**TASK DESCRIPTION**
Work through the data below line by line and say how many lines hold "that"; give only the number.
=== PROVIDED DATA ===
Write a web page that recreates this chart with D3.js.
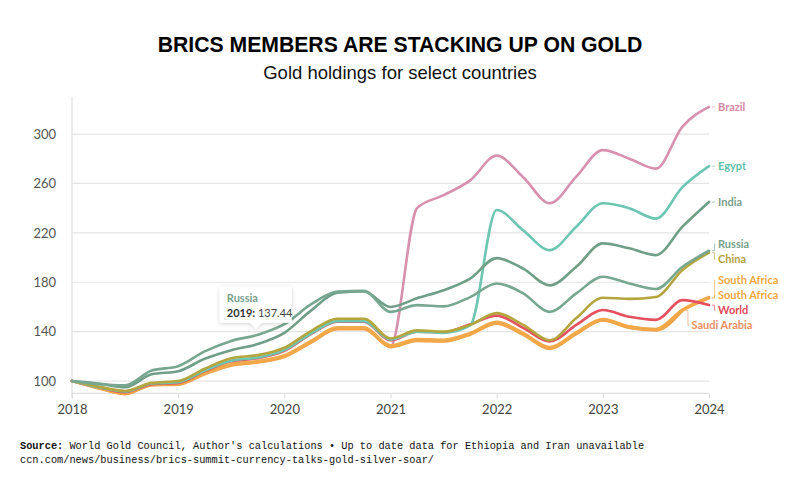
<!DOCTYPE html>
<html>
<head>
<meta charset="utf-8">
<script src="https://cdn.jsdelivr.net/npm/d3@7"></script>
<style>
  html, body { margin: 0; padding: 0; background: #fff; }
  svg { display: block; }
</style>
</head>
<body>
<svg id="chart" width="800" height="480"></svg>
<script>
// ---------------- DATA ----------------
const quarters = [2018, 2018.25, 2018.5, 2018.75, 2019, 2019.25, 2019.5, 2019.75,
  2020, 2020.25, 2020.5, 2020.75, 2021, 2021.25, 2021.5, 2021.75,
  2022, 2022.25, 2022.5, 2022.75, 2023, 2023.25, 2023.5, 2023.75, 2024];

const brazil      = [100, 94.5, 89.5, 97, 97.5, 106, 113, 115.5, 120, 131.5, 142.5, 142.5, 128, 240, 250.5, 262.5, 282.5, 265, 244, 265.5, 287, 280, 272, 306, 322];
const saudiArabia = [100, 94, 89.5, 96.5, 97, 105.5, 112.5, 115, 119.5, 131, 142, 142, 127.5, 132.5, 132, 137.5, 146.5, 137.5, 126, 138, 149, 143, 141, 157];
const southAfrica2= [100, 95, 90, 97.5, 98, 106.8, 113.8, 116.3, 121, 132.5, 143.5, 143.5, 129, 134, 133.5, 139, 148, 139, 127.5, 139.5, 150.2, 144.3, 142.2, 157.8, 168];
const southAfrica = [100, 94.5, 89.5, 97, 97.5, 106, 113, 115.5, 120, 131.5, 142.5, 142.5, 128, 133, 132.5, 138, 147, 138, 126.5, 138.5, 149.5, 143.5, 141.5, 157, 167];
const world       = [100, 95, 91, 97.5, 98.5, 108, 116, 118.5, 124.5, 138, 148, 148, 133, 140, 139.5, 146, 153, 143, 132, 145.5, 157.5, 152, 149.5, 165.5, 161.5];
const egypt       = [100, 95, 91.5, 98, 99, 108.5, 116.5, 119, 125, 138.5, 148.5, 148.5, 133.5, 140, 139, 145, 238.5, 222, 206, 225, 244, 240, 231.5, 257, 274];
const china       = [100, 95.5, 92, 98.5, 100, 110, 118.5, 121, 127, 140.5, 150.5, 150.5, 134.5, 141, 140, 145.5, 155, 145.5, 133, 151, 167.5, 166.5, 168, 190, 204];
const india       = [100, 98, 95, 105.5, 108, 118, 125, 130, 139, 157, 171.5, 172.5, 160, 167, 173.5, 183, 199.5, 191, 177.5, 192.5, 211.5, 207.5, 202, 225, 245];
const russia      = [100, 97.5, 96.5, 108.5, 112, 124, 132.5, 137.44, 146, 162, 172.5, 173, 156, 161.5, 160.5, 168, 179, 171, 156, 171, 184.5, 179, 174.5, 192.5, 205.5];

const seriesNames  = ["Brazil", "Saudi Arabia", "South Africa", "South Africa", "World", "Egypt", "China", "India", "Russia"];
const seriesValues = [brazil, saudiArabia, southAfrica2, southAfrica, world, egypt, china, india, russia];
const seriesColors = ["#d790ad", "#f0a24e", "#f2aa4c", "#f2a847", "#e4505e", "#6cc6b1", "#b4a53e", "#6f9f89", "#78a791"];
const labelColors  = ["#d48aa8", "#ec8f66", "#f0a83e", "#f0a83e", "#e2485c", "#62c1ab", "#b3a23e", "#7a9e8c", "#77a08d"];

const yearTicks = [2018, 2019, 2020, 2021, 2022, 2023, 2024];
const valueTicks = [100, 140, 180, 220, 260, 300];

const tooltipSeries = "Russia";
const tooltipYearLabel = "2019";
const tooltipIndex = 7;

const titleText = "BRICS MEMBERS ARE STACKING UP ON GOLD";
const subtitleText = "Gold holdings for select countries";
const sourceLabel = "Source:";
const sourceText = " World Gold Council, Author's calculations \u2022 Up to date data for Ethiopia and Iran unavailable";
const urlText = "ccn.com/news/business/brics-summit-currency-talks-gold-silver-soar/";

// ---------------- LAYOUT ----------------
const svg = d3.select("#chart");
const x = d3.scaleLinear().domain([2018, 2024]).range([72, 709]);
const y = d3.scaleLinear().domain([90, 330]).range([393.4, 97]);

svg.append("rect").attr("width", 800).attr("height", 480).attr("fill", "#fff");

// Title & subtitle
svg.append("text").attr("x", 400).attr("y", 52).attr("text-anchor", "middle")
  .attr("font-family", "Liberation Sans, Arial, sans-serif").attr("font-weight", "bold")
  .attr("font-size", 21.2).attr("fill", "#000").text(titleText);
svg.append("text").attr("x", 400).attr("y", 79).attr("text-anchor", "middle")
  .attr("font-family", "Liberation Sans, Arial, sans-serif")
  .attr("font-size", 18.5).attr("fill", "#111").text(subtitleText);

// Gridlines
svg.append("g").selectAll("line").data(valueTicks).join("line")
  .attr("x1", x(2018)).attr("x2", x(2024))
  .attr("y1", d => y(d)).attr("y2", d => y(d))
  .attr("stroke", "#e5e5e5").attr("stroke-width", 1.2);

// Axes
const yAxis = d3.axisLeft(y).tickValues(valueTicks).tickSize(0).tickPadding(16);
const gy = svg.append("g").attr("transform", `translate(${x(2018)},0)`).call(yAxis);
gy.select(".domain").attr("stroke", "#e0e0e0").attr("stroke-width", 1.2)
  .attr("d", `M0,${y(330)}V${y(90) + 5}`);
gy.selectAll("text").attr("font-family", "Lato, sans-serif").attr("font-size", 13)
  .attr("fill", "#555");

const xAxis = d3.axisBottom(x).tickValues(yearTicks).tickFormat(d3.format("d")).tickSize(5).tickPadding(6);
const gx = svg.append("g").attr("transform", `translate(0,${y(90)})`).call(xAxis);
gx.select(".domain").attr("stroke", "#e0e0e0").attr("stroke-width", 1.2)
  .attr("d", `M${x(2018)},0H${x(2024)}`);
gx.selectAll(".tick line").attr("stroke", "#e0e0e0").attr("stroke-width", 1.2);
gx.selectAll("text").attr("font-family", "Lato, sans-serif").attr("font-size", 13)
  .attr("fill", "#444");

// Lines
const line = d3.line()
  .x((d, i) => x(quarters[i]))
  .y(d => y(d))
  .curve(d3.curveMonotoneX);

svg.append("g").selectAll("path").data(seriesValues).join("path")
  .attr("d", d => line(d))
  .attr("fill", "none")
  .attr("stroke", (d, i) => seriesColors[i])
  .attr("stroke-width", 2.6)
  .attr("stroke-linejoin", "round")
  .attr("stroke-linecap", "round");

// End labels with collision avoidance
const labels = seriesValues.map((vals, i) => {
  const last = vals.length - 1;
  return { name: seriesNames[i], color: labelColors[i], xEnd: x(quarters[last]), yData: y(vals[last]), target: y(vals[last]) };
});
const gap = 15;
const sorted = labels.slice().sort((a, b) => a.target - b.target);
let groups = sorted.map(l => ({ items: [l], top: l.target }));
let changed = true;
while (changed) {
  changed = false;
  for (let i = 0; i < groups.length - 1; i++) {
    const g = groups[i], h = groups[i + 1];
    const gBottom = g.top + (g.items.length - 1) * gap;
    if (h.top - gBottom < gap) {
      const items = g.items.concat(h.items);
      const mean = d3.mean(items, d => d.target);
      groups.splice(i, 2, { items, top: mean - (items.length - 1) * gap / 2 });
      changed = true;
      break;
    }
  }
}
groups.forEach(g => g.items.forEach((it, k) => it.y = g.top + k * gap));

const lg = svg.append("g");
labels.forEach(l => {
  const x0 = l.xEnd + 3, x1 = l.xEnd + 5.5;
  lg.append("path")
    .attr("d", `M${x0},${l.yData}H${x1}V${l.y}H${x1 + 1}`)
    .attr("fill", "none").attr("stroke", l.color).attr("stroke-opacity", 0.6).attr("stroke-width", 1);
  lg.append("text").attr("x", l.xEnd + 9).attr("y", l.y).attr("dy", "0.35em")
    .attr("font-family", "Lato, sans-serif").attr("font-weight", "bold").attr("font-size", 11)
    .attr("fill", l.color).text(l.name);
});

// Tooltip
const defs = svg.append("defs");
const f = defs.append("filter").attr("id", "shadow").attr("x", "-30%").attr("y", "-30%").attr("width", "160%").attr("height", "160%");
f.append("feDropShadow").attr("dx", 0).attr("dy", 1).attr("stdDeviation", 2).attr("flood-color", "#000").attr("flood-opacity", 0.18);

const ti = seriesNames.indexOf(tooltipSeries);
const tv = seriesValues[ti][tooltipIndex];
const tx = x(quarters[tooltipIndex]) - 2, ty = y(tv) - 6;
const bw = 72, bh = 36;
const tg = svg.append("g").attr("transform", `translate(${tx},${ty})`);
tg.append("path")
  .attr("d", `M${-bw / 2},${-bh - 6}H${bw / 2}V-6H6L0,0L-6,-6H${-bw / 2}Z`)
  .attr("fill", "#fff").attr("filter", "url(#shadow)");
tg.append("text").attr("x", -bw / 2 + 7).attr("y", -bh + 9)
  .attr("font-family", "Lato, sans-serif").attr("font-size", 11).attr("font-weight", "bold")
  .attr("fill", labelColors[ti]).text(tooltipSeries);
const t2 = tg.append("text").attr("x", -bw / 2 + 7).attr("y", -bh + 24)
  .attr("font-family", "Lato, sans-serif").attr("font-size", 11).attr("fill", "#444");
t2.append("tspan").attr("font-weight", "bold").attr("fill", "#333").text(tooltipYearLabel + ":");
t2.append("tspan").text(" " + d3.format(".2f")(tv));

// Footer
const ft = svg.append("text").attr("x", 20).attr("y", 449)
  .attr("font-family", "Liberation Mono, DejaVu Sans Mono, monospace").attr("font-size", 10.3).attr("fill", "#111");
ft.append("tspan").attr("font-weight", "bold").text(sourceLabel);
ft.append("tspan").text(sourceText);
svg.append("text").attr("x", 20).attr("y", 463)
  .attr("font-family", "Liberation Mono, DejaVu Sans Mono, monospace").attr("font-size", 10.3).attr("fill", "#111")
  .text(urlText);
</script>
</body>
</html>
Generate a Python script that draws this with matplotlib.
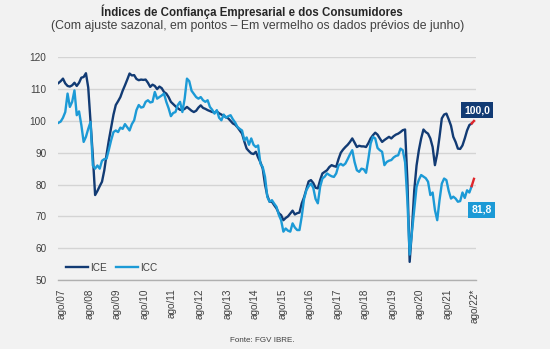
import matplotlib.pyplot as plt
import numpy as np

plt.rcParams['font.family'] = ['Liberation Sans', 'DejaVu Sans']

# Monthly indices (seasonally adjusted, points); last value is the June preview
ice = [111.9, 112.5, 113.3, 111.8, 111.0, 110.8, 111.2, 112.0, 111.0, 112.0,
       113.6, 113.8, 115.0, 110.5, 100.0, 89.0, 76.7, 78.0, 79.5, 80.9,
       84.5, 89.5, 94.0, 98.0, 102.0, 105.0, 106.2, 107.5, 109.5, 111.2,
       113.0, 114.9, 114.3, 114.4, 113.2, 112.8, 113.0, 112.9, 113.0, 112.0,
       110.7, 111.4, 111.0, 110.0, 110.8, 110.3, 109.1, 108.6, 107.5, 106.0,
       105.3, 104.6, 104.0, 103.5, 103.4, 103.8, 104.4, 103.8, 103.2, 102.8,
       103.2, 104.2, 104.9, 104.1, 103.8, 103.4, 103.1, 102.8, 102.7, 103.0,
       102.4, 102.0, 101.6, 101.2, 100.8, 100.0, 99.2, 98.8, 98.0, 97.0,
       96.0, 93.5, 91.3, 90.5, 89.8, 89.6, 90.3, 88.5, 87.0, 85.0,
       80.0, 76.5, 74.6, 74.6, 73.5, 72.5, 71.0, 70.4, 68.8, 69.5,
       70.0, 70.9, 71.8, 70.6, 71.0, 71.2, 74.1, 76.0, 78.5, 81.0,
       81.4, 80.5, 79.0, 78.8, 81.4, 83.5, 84.0, 84.5, 85.5, 86.1,
       85.8, 85.6, 88.0, 90.0, 91.0, 91.8, 92.5, 93.4, 94.5, 93.2,
       91.8, 92.2, 92.0, 92.0, 91.8, 93.0, 94.5, 95.5, 96.3, 95.7,
       94.5, 93.4, 94.0, 94.5, 95.0, 94.5, 95.2, 95.7, 96.0, 96.5,
       97.1, 97.3, 81.4, 55.7, 66.0, 78.2, 86.0, 90.8, 94.5, 97.3,
       96.5, 96.0, 94.5, 91.8, 86.1, 89.7, 95.0, 100.8, 102.0, 102.3,
       100.5, 98.5, 95.0, 93.4, 91.3, 91.2, 92.3, 94.5, 97.0, 98.7,
       99.2, 100.0]

icc = [99.4, 99.8, 101.0, 102.8, 108.6, 104.4, 106.0, 109.6, 101.8, 103.0,
       98.7, 93.4, 95.0, 97.5, 99.7, 86.0, 85.0, 86.0, 85.0, 87.5,
       88.0, 88.2, 91.0, 94.0, 96.5, 97.0, 96.5, 97.9, 97.5, 99.0,
       98.0, 97.0, 99.0, 100.2, 103.4, 105.0, 104.2, 104.4, 106.0, 106.5,
       105.8, 106.0, 109.1, 107.0, 107.5, 108.0, 108.6, 106.0, 104.0, 101.5,
       102.5, 102.8, 105.0, 106.0, 102.8, 107.0, 113.3, 112.5, 109.5, 108.5,
       107.5, 107.0, 107.5, 106.5, 106.0, 106.5, 104.4, 103.5, 102.3, 103.4,
       101.0, 100.2, 102.0, 101.0, 101.5, 101.8, 100.5, 99.5, 98.1, 97.5,
       97.0, 93.9, 94.8, 92.5, 94.5, 92.5, 91.8, 92.3, 86.6, 85.5,
       82.4, 76.1, 74.6, 75.1, 74.0, 73.0, 70.5, 68.8, 65.2, 66.2,
       65.5, 65.2, 67.8, 66.5, 65.7, 65.7, 70.0, 75.5, 78.2, 79.5,
       80.3, 79.0, 75.5, 74.1, 79.3, 81.9, 82.5, 83.5, 83.0, 82.6,
       82.4, 83.5, 86.0, 86.5, 86.0, 86.6, 88.0, 89.5, 90.8, 87.1,
       84.5, 84.0, 85.0, 84.8, 83.7, 88.0, 92.9, 95.0, 94.5, 91.5,
       90.8, 90.3, 86.1, 87.1, 87.5, 87.7, 88.5, 89.0, 89.2, 91.3,
       90.8, 87.0, 75.0, 58.0, 65.0, 72.0, 79.3, 81.5, 83.0, 82.5,
       82.0, 80.9, 76.7, 77.5, 72.0, 68.8, 75.1, 80.3, 81.9, 81.4,
       78.0, 75.6, 76.2, 75.6, 74.6, 74.8, 77.5, 75.8, 78.2, 77.5,
       79.5, 81.8]

tick_labels = ['ago/07', 'ago/08', 'ago/09', 'ago/10', 'ago/11', 'ago/12',
               'ago/13', 'ago/14', 'ago/15', 'ago/16', 'ago/17', 'ago/18',
               'ago/19', 'ago/20', 'ago/21', 'ago/22*']

ICE_COLOR = '#123b74'
ICC_COLOR = '#1c9ad6'
RED = '#e0262b'
BG = '#f2f2f2'
TXT = '#404040'

fig = plt.figure(figsize=(5.5, 3.49), dpi=100, facecolor=BG)
ax = fig.add_axes([0.1049, 0.1977, 0.7606, 0.6381])
ax.set_facecolor(BG)

x = np.arange(len(ice))
last = len(ice) - 1

ax.plot(x[:last], ice[:last], color=ICE_COLOR, lw=1.7, label='ICE',
        solid_joinstyle='round', zorder=3)
ax.plot(x[:last], icc[:last], color=ICC_COLOR, lw=1.7, label='ICC',
        solid_joinstyle='round', zorder=3)
ax.plot(x[last - 1:], ice[last - 1:], color=RED, lw=1.7, zorder=4)
ax.plot(x[last - 1:], icc[last - 1:], color=RED, lw=1.7, zorder=4)

# end-of-series value tags
ax.annotate(f"{ice[-1]:.1f}".replace('.', ','), xy=(last + 1.3, ice[-1] + 3.4),
            ha='center', va='center', fontsize=7.5, fontweight='bold',
            color='white', annotation_clip=False,
            bbox=dict(boxstyle='square,pad=0.3', fc=ICE_COLOR, ec='none'))
ax.annotate(f"{icc[-1]:.1f}".replace('.', ','), xy=(last + 3.3, icc[-1] - 9.7),
            ha='center', va='center', fontsize=7.5, fontweight='bold',
            color='white', annotation_clip=False,
            bbox=dict(boxstyle='square,pad=0.3', fc=ICC_COLOR, ec='none'))

ax.set_xlim(-0.3, 181.9)
ax.set_ylim(50, 120)
ax.set_yticks(range(50, 121, 10))
ax.yaxis.grid(True, color='#d4d4d4', lw=1.0)
ax.set_axisbelow(True)

ax.set_xticks([1.5 + 12 * k for k in range(len(tick_labels))])
ax.set_xticklabels(tick_labels, rotation=90, va='top', ha='center')

for side in ('top', 'right', 'left'):
    ax.spines[side].set_visible(False)
ax.spines['bottom'].set_color('#b0b0b0')
ax.spines['bottom'].set_linewidth(1.0)
ax.tick_params(axis='both', length=0, labelsize=7.2, labelcolor=TXT)
ax.tick_params(axis='y', pad=8)
ax.tick_params(axis='x', pad=6)

ax.legend(loc='center left', bbox_to_anchor=(0.02, 0.055), ncol=2,
          frameon=False, fontsize=7.2, handlelength=2.2, handletextpad=0.2,
          columnspacing=0.9, borderaxespad=0, borderpad=0,
          labelcolor=TXT)

fig.text(0.458, 0.965, 'Índices de Confiança Empresarial e dos Consumidores',
         ha='center', va='center', fontsize=8.3, fontweight='bold', color='#262626')
fig.text(0.469, 0.925,
         '(Com ajuste sazonal, em pontos – Em vermelho os dados prévios de junho)',
         ha='center', va='center', fontsize=8.8, color='#404040')
fig.text(0.477, 0.023, 'Fonte: FGV IBRE.', ha='center', va='center',
         fontsize=5.8, color='#404040')

fig.savefig('out.png', dpi=100, facecolor=BG)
===
**TASK RESULT**
2